In this session, senior Workforce and Operations leaders highlighted that frontline teams are facing significant hurdles in adopting AI effectively. Many organisations remain tied to legacy paper systems, creating inefficiencies and blocking integration. Trust and security concerns, combined with generational divides in technology acceptance, make adoption more complex. While younger employees expect context and transparency, managers often resist tools overtly branded as AI. As a result, organisations continue to struggle with fundamental workforce challenges such as high interview no-show rates, early staff dropouts, and inconsistent operational practices.
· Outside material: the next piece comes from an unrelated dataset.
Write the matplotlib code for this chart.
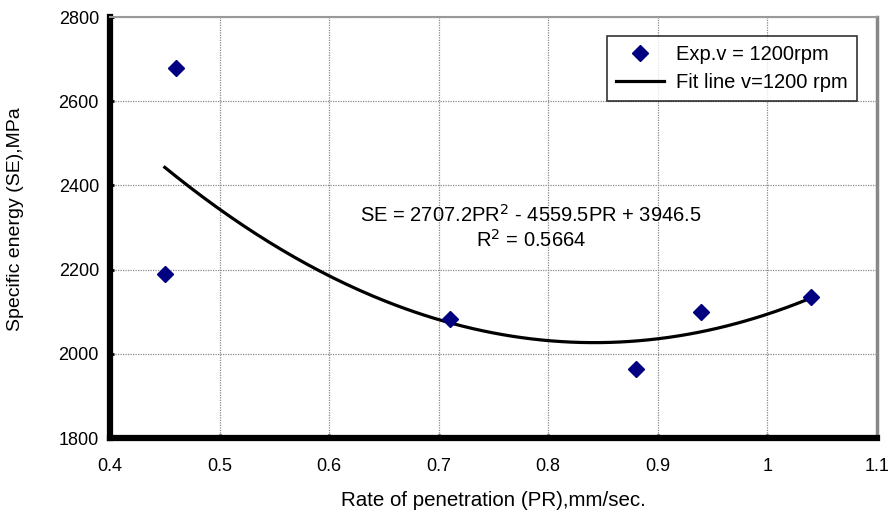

Scheduling and retention emerged as critical priorities. Employees disengage when shift allocation feels unfair, yet managers resist losing control over rota decisions. Successful implementations strike a balance by allowing AI to handle complexity while preserving human input for final adjustments. Recruitment challenges are compounded by shifting workforce behaviours, with job seekers showing low commitment and zero-hour contracts encouraging turnover. Retention improves when organisations invest in simple, practical measures such as flexible transfers, inclusive applicant engagement, and meaningful incentives for feedback.

AI has strong potential to transform training, communication, and operational efficiency, but only if introduced with care. Clear and concise communication is more effective than lengthy cascades, and personalised adaptive training can address gaps that traditional e-learning fails to fill. Branding and positioning are vital to adoption, as staff respond better when tools are presented around their benefits rather than being framed as AI solutions.

Ultimately, progress depends on reducing administrative burdens, ensuring fairness and transparency, and designing AI systems that support rather than replace human judgment.

For those who couldn’t attend, future discussions will continue to explore these critical themes, ensuring that industry leaders remain agile and adaptive in an increasingly challenging market.